Other Yeovil lads killed on this day include -
Albert Burgess, Harold Dicks, Robert Fry and Alfred Tuck.

 

gallery

 

A postcard dated 1906 looking along Brunswick Street with Brunswick Place and Brunswick Terrace at left. In 1901 the Hunt family had lived in one of the houses at extreme left.

 

Orchard Street photographed from near the junction with Huish, around 1895. After the death of her husband George in 1907, Elizabeth Hunt moved to 22 Orchard Street with her children, including Fred.

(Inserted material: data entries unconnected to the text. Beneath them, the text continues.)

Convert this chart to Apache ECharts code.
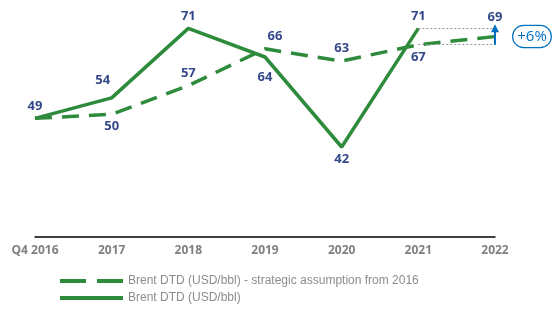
<!DOCTYPE html>
<html>
<head>
<meta charset="utf-8">
<script src="https://cdn.jsdelivr.net/npm/echarts@6/dist/echarts.min.js"></script>
<style>
  html, body { margin: 0; padding: 0; background: #fff; }
  #brentChart { width: 554px; height: 309px; }
</style>
</head>
<body>
<div id="brentChart"></div>
<script>
  // categories and values
  var years = ['Q4 2016', '2017', '2018', '2019', '2020', '2021', '2022'];
  var strategicValues = [49, 50, 57, 66, 63, 67, 69];
  var actualValues = [49, 54, 71, 64, 42, 71, null];
  var strategicName = 'Brent DTD (USD/bbl) - strategic assumption from 2016';
  var actualName = 'Brent DTD (USD/bbl)';
  var changeText = '+6%';

  var green = '#2E8B3C';
  var labelBlue = '#34498A';
  var arrowBlue = '#0070C0';

  // where each data label sits (top / bottom + nudge)
  var strategicPos = [null, ['bottom', [0, 0]], ['top', [0, 0]], ['top', [10, 0]], ['top', [0, 0]], ['bottom', [0, 0]], ['top', [0, -7]]];
  var actualPos = [['top', [0, 0]], ['top', [-9, -5]], ['top', [0, 0]], ['bottom', [0, 8]], ['bottom', [0, 0]], ['top', [0, 0]], null];

  function withLabels(values, pos) {
    return values.map(function (v, i) {
      var p = pos[i];
      if (v == null) return null;
      if (!p) return { value: v, label: { show: false } };
      return { value: v, label: { show: true, position: p[0], offset: p[1] } };
    });
  }

  var chart = echarts.init(document.getElementById('brentChart'));
  chart.setOption({
    animation: false,
    grid: { left: 35, right: 59, top: 12, bottom: 72 },
    legend: {
      orient: 'vertical',
      left: 58,
      top: 275,
      padding: 0,
      itemWidth: 63,
      itemHeight: 14,
      itemGap: 5,
      itemStyle: { opacity: 0 },
      textStyle: { color: '#8c8c8c', fontSize: 12, fontFamily: 'Liberation Sans' },
      data: [
        { name: strategicName, lineStyle: { type: [26, 11], width: 4 } },
        { name: actualName, lineStyle: { width: 4 } }
      ]
    },
    xAxis: {
      type: 'category',
      data: years,
      boundaryGap: false,
      axisLine: { lineStyle: { color: '#000', width: 1.5 } },
      axisTick: { show: false },
      axisLabel: { color: '#808080', fontWeight: 'bold', fontSize: 12, fontFamily: 'Open Sans', margin: 8 }
    },
    yAxis: {
      type: 'value',
      min: 20,
      max: 75,
      show: false,
      splitLine: { show: false }
    },
    series: [
      {
        name: strategicName,
        type: 'line',
        symbol: 'circle',
        symbolSize: 0,
        z: 2,
        lineStyle: { color: green, width: 3.5, type: [17, 10] },
        itemStyle: { color: green },
        label: { color: labelBlue, fontWeight: 'bold', fontSize: 13, fontFamily: 'Open Sans', distance: 6 },
        data: withLabels(strategicValues, strategicPos),
        markLine: {
          silent: true,
          symbol: 'none',
          label: { show: false },
          lineStyle: { color: '#999', width: 1, type: [2, 2] },
          data: [
            [{ coord: ['2021', 71] }, { coord: ['2022', 71] }],
            [{ coord: ['2021', 67] }, { coord: ['2022', 67] }],
            [
              { coord: ['2022', 67], symbol: 'none', lineStyle: { color: arrowBlue, width: 2, type: 'solid' } },
              { coord: ['2022', 71], symbol: 'triangle', symbolSize: [8, 8], lineStyle: { color: arrowBlue, width: 2, type: 'solid' } }
            ]
          ]
        },
        markPoint: {
          silent: true,
          symbol: 'circle',
          symbolSize: 0,
          data: [{
            coord: ['2022', 69],
            label: {
              show: true,
              formatter: changeText,
              offset: [37, 0],
              color: arrowBlue,
              fontSize: 15,
              fontFamily: 'Open Sans',
              backgroundColor: '#fff',
              borderColor: arrowBlue,
              borderWidth: 1.2,
              borderRadius: 12,
              padding: [3, 4]
            }
          }]
        }
      },
      {
        name: actualName,
        type: 'line',
        symbol: 'circle',
        symbolSize: 0,
        z: 3,
        lineStyle: { color: green, width: 3.5 },
        itemStyle: { color: green },
        label: { color: labelBlue, fontWeight: 'bold', fontSize: 13, fontFamily: 'Open Sans', distance: 6 },
        data: withLabels(actualValues, actualPos)
      }
    ]
  });
</script>
</body>
</html>
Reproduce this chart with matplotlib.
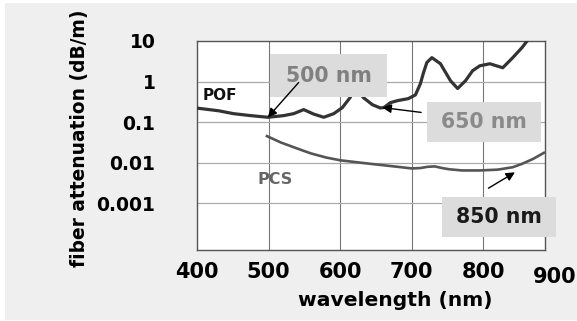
import matplotlib
matplotlib.use("Agg")
import matplotlib.pyplot as plt
from matplotlib.patches import Rectangle

# ---- data ----
pof_wl = [400, 430, 451, 475, 499, 521, 535, 549, 563, 577, 591, 603, 614, 623, 632,
          645, 656, 661, 670, 680, 695, 705, 712, 716, 721, 728, 740, 754, 764, 775,
          785, 795, 809, 827, 841, 854, 861, 868]
pof_att = [0.222, 0.191, 0.162, 0.145, 0.132, 0.145, 0.162, 0.204, 0.158, 0.132, 0.162,
           0.229, 0.407, 1.00, 0.407, 0.269, 0.224, 0.229, 0.302, 0.339, 0.380, 0.468,
           0.891, 1.585, 2.95, 3.89, 2.75, 1.05, 0.676, 1.05, 1.86, 2.45, 2.75, 2.19,
           3.89, 6.92, 10.0, 17.8]

pcs_wl = [496, 517, 540, 559, 580, 600, 625, 649, 675, 700, 712, 722, 732, 742, 752,
          770, 795, 820, 841, 855, 870, 886]
pcs_att = [0.0468, 0.0316, 0.0224, 0.0170, 0.0135, 0.0115, 0.0102, 0.00912, 0.00813,
           0.00724, 0.00741, 0.00794, 0.00813, 0.00741, 0.00692, 0.00646, 0.00646,
           0.00676, 0.00776, 0.00955, 0.0126, 0.0182]

x_ticks = [400, 500, 600, 700, 800, 900]
y_ticks = [10, 1, 0.1, 0.01, 0.001]
y_tick_labels = ["10", "1", "0.1", "0.01", "0.001"]

# annotations: label, arrow head (wl, att), arrow tail (wl, att)
ann_labels = ["500 nm", "650 nm", "850 nm"]
ann_heads = [(499, 0.132), (659, 0.229), (844, 0.0058)]
ann_tails = [(542, 0.95), (713, 0.174), (807, 0.00236)]

W, H = 577, 321
fig = plt.figure(figsize=(W / 100, H / 100), dpi=100)
fig.patch.set_facecolor("white")


def fx(px):
    return px / W


def fy(py):
    return 1 - py / H


# light grey panel
fig.patches.append(Rectangle((fx(5), fy(320)), 1 - fx(5), fy(3) - fy(320),
                             transform=fig.transFigure, facecolor="#efefef",
                             edgecolor="none", zorder=0))

ax = fig.add_axes([fx(197), fy(250), fx(545) - fx(197), fy(41) - fy(250)])
ax.set_facecolor("white")
ax.set_zorder(1)
ax.set_yscale("log")
ax.set_xlim(400, 886)
ax.set_ylim(10 ** -4.15, 10 ** 0.99)

for xv in [500, 600, 700, 800]:
    ax.axvline(xv, color="#777777", lw=0.8, zorder=1)
for yv in [1, 0.1, 0.01, 0.001]:
    ax.axhline(yv, color="#aaaaaa", lw=0.9, zorder=1)

ax.plot(pof_wl, pof_att, color="#333333", lw=2.3, solid_joinstyle="round",
        solid_capstyle="round", zorder=3)
ax.plot(pcs_wl, pcs_att, color="#555555", lw=1.9, solid_joinstyle="round",
        solid_capstyle="butt", zorder=3)

for s in ax.spines.values():
    s.set_color("#555555")
    s.set_linewidth(1.0)

font = "DejaVu Sans"
ax.set_xticks(x_ticks[:-1])
ax.set_xticklabels([str(v) for v in x_ticks[:-1]], fontsize=15, fontweight="bold",
                   family=font)
ax.text(x_ticks[-1], -0.08, str(x_ticks[-1]), transform=ax.get_xaxis_transform(),
        ha="center", va="top", fontsize=15, fontweight="bold", family=font,
        clip_on=False)
ax.set_yticks(y_ticks)
ax.set_yticklabels(y_tick_labels, fontsize=13.5, fontweight="bold", family=font)
ax.minorticks_off()
ax.tick_params(axis="x", length=0, pad=9)
ax.tick_params(axis="y", length=0, pad=30)

fig.text(fx(395), fy(300), "wavelength (nm)", ha="center", va="center", fontsize=14.6,
         fontweight="bold", family=font)
fig.text(fx(80), fy(138), "fiber attenuation (dB/m)", ha="center", va="center",
         rotation=90, fontsize=13.4, fontweight="bold", family=font)

ax.text(0.015, 0.738, "POF", transform=ax.transAxes, fontsize=11, fontweight="bold",
        family=font, color="#111111", va="center", ha="left", zorder=4)
ax.text(0.175, 0.335, "PCS", transform=ax.transAxes, fontsize=11.5, fontweight="bold",
        family=font, color="#666666", va="center", ha="left", zorder=4)

# label boxes (figure pixel layout), drawn inside the axes above the curves
boxes = [(270, 54, 117, 43, "#808080"), (427, 102, 114, 40, "#8a8a8a"),
         (442, 197, 114, 40, "#1a1a1a")]
for (bx, by, bw, bh, tc), lab in zip(boxes, ann_labels):
    ax.add_patch(Rectangle((fx(bx), fy(by + bh)), bw / W, bh / H,
                           transform=fig.transFigure, facecolor="#dcdcdc",
                           edgecolor="none", zorder=5, clip_on=False))
    ax.text(fx(bx + bw / 2), fy(by + bh / 2), lab, transform=fig.transFigure,
            ha="center", va="center", fontsize=14.8, fontweight="bold", family=font,
            color=tc, zorder=6, clip_on=False)

for head, tail in zip(ann_heads, ann_tails):
    ax.annotate("", xy=head, xytext=tail, xycoords="data", textcoords="data",
                arrowprops=dict(arrowstyle="-|>", color="black", lw=1.0,
                                mutation_scale=13, shrinkA=0, shrinkB=0),
                zorder=7, annotation_clip=False)

fig.savefig("out.png", dpi=100)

Captured German trenches on the Messines Ridge. June 1917.

 

Devastation at Pilckem Ridge, August 1917.

 

The Commonwealth War Graves Commission certificate in memory of Frederick Hunt.

 

Ypres (Menin Gate) Memorial, West-Vlaanderen, Belgium

The Menin Gate is one of four memorials to the missing in Belgian Flanders which cover the area known as the Ypres Salient. Broadly speaking, the Salient stretched from Langemarck in the north to the northern edge in Ploegsteert Wood in the south, but it varied in area and shape throughout the war. The Salient was formed during the First Battle of Ypres in October and November 1914, when a small British Expeditionary Force succeeded in securing the town before the onset of winter, pushing the German forces back to the Passchendaele Ridge. The Second Battle of Ypres began in April 1915 when the Germans released poison gas into the Allied lines north of Ypres. This was the first time gas had been used by either side and the violence of the attack forced an Allied withdrawal and a shortening of the line of defence.

The site of the Menin Gate was chosen because of the hundreds of thousands of men who passed through it on their way to the battlefields. It commemorates casualties from the forces of Australia, Canada, India, South Africa and United Kingdom who died in the Salient. In the case of United Kingdom casualties, only those prior 16 August 1917. It now bears the names of more than 54,000 officers and men whose graves are not known. The Ypres (Menin gate) Memorial, designed by Sir Reginald Blomfield with sculpture by Sir William Reid-Dick, was unveiled by Lord Plumer on 24 July 1927.